Frenkie jest samokrytyczny wobec tego, co musi jeszcze poprawić na kilka miesięcy przed swoimi 27. urodzinami w maju. "Wciąż nie wygrałem nagród, które chcę wygrać i wciąż nie jestem graczem, którym chcę być. Wciąż jest miejsce na poprawę i wciąż mam czas, ale wolałbym być tam jak najszybciej", powiedział o nagrodach.

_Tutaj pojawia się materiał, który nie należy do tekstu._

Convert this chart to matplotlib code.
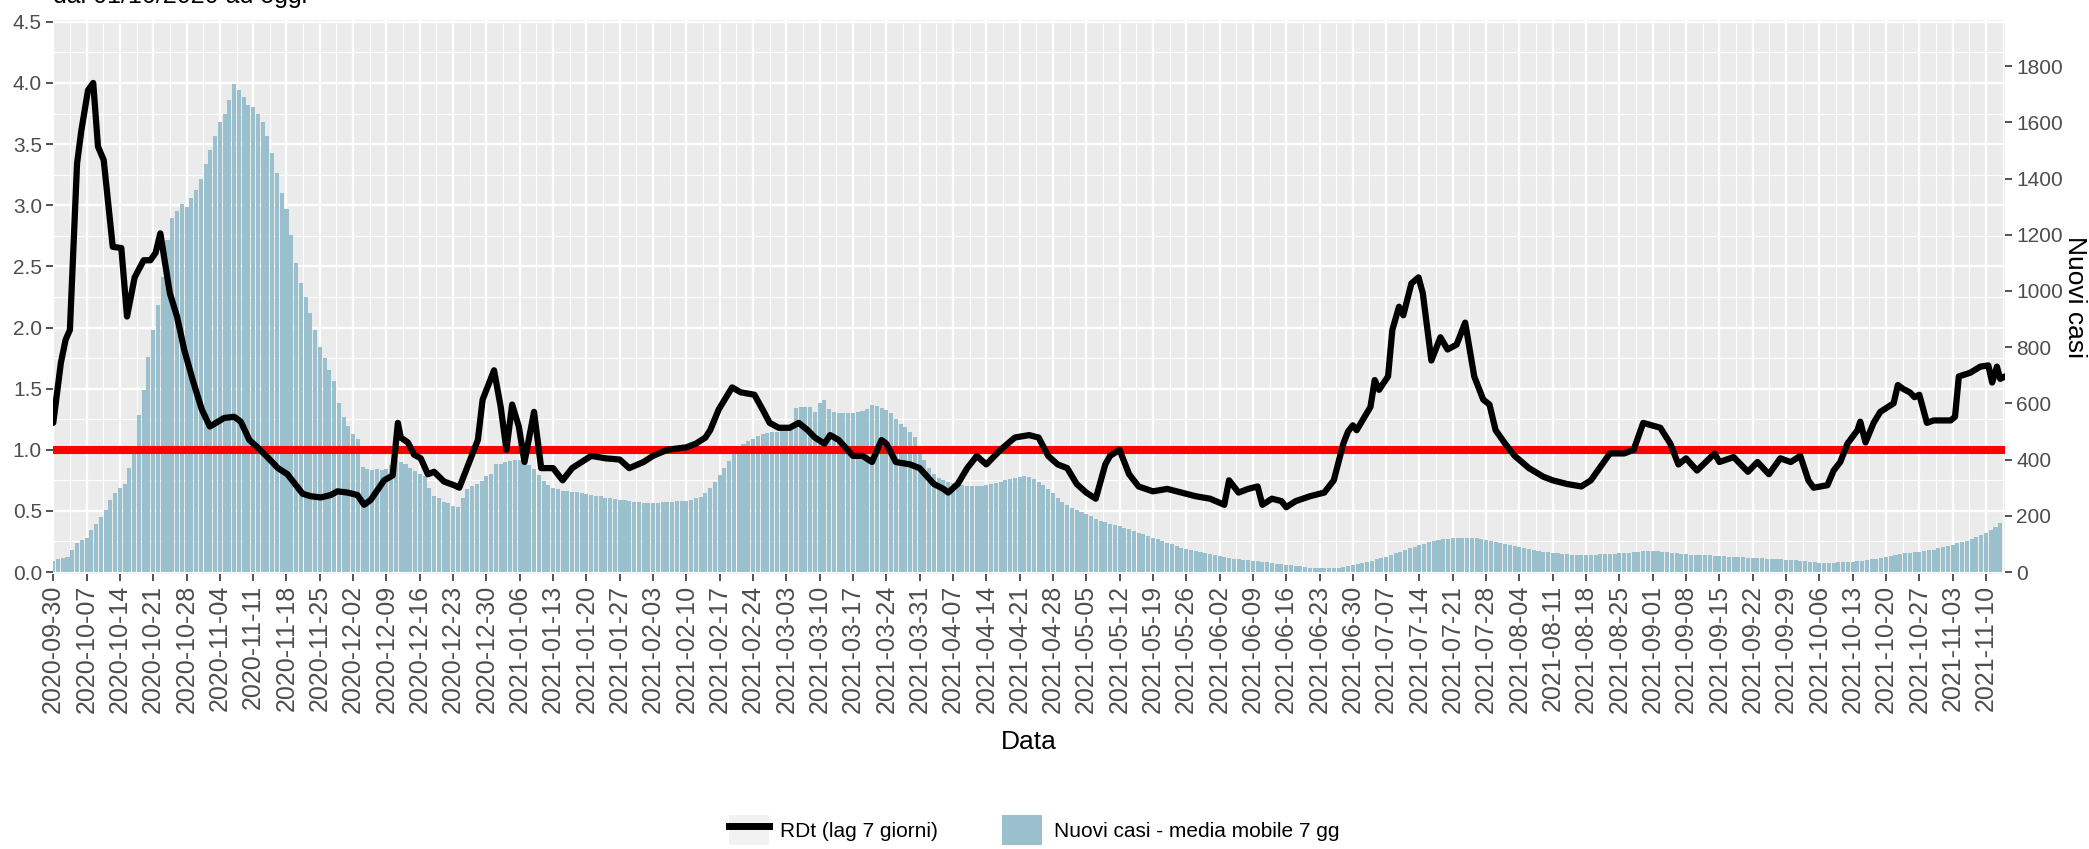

De Jong został wybrany najlepszym pomocnikiem Ligi Mistrzów 2018/19 za swoją rolę w Ajaxie przed wylądowaniem w Barcelonie, ale jego występy jako Blaugrana nie przywróciły go do czołówki pod względem wyróżnień. Dlatego też nalega na ewolucję, którą musi przejść jako piłkarz: "Bycie decydującym jest zwykle związane z bramkami i asystami. Na mojej pozycji jest inaczej. Chcę być ważny w inny sposób. Wciąż mogę wykonać kroki naprzód i nie jestem jeszcze tam, gdzie chcę być".
Zapytany o obecny sezon, Frenkie pochwalił jakość swoich kolegów z drużyny, ale powiedział, że nie zna przyczyn braku regularności: "Mamy utalentowany skład, ale nie byliśmy wystarczająco konsekwentni. Nie znam dokładnych przyczyn takiego stanu rzeczy".
Chociaż to wciąż odległa przyszłość, Frenkie powiedział, że nie widzi siebie na ławce, gdy zawiesi buty: "Nie sądzę, żebym został trenerem po zakończeniu kariery piłkarskiej".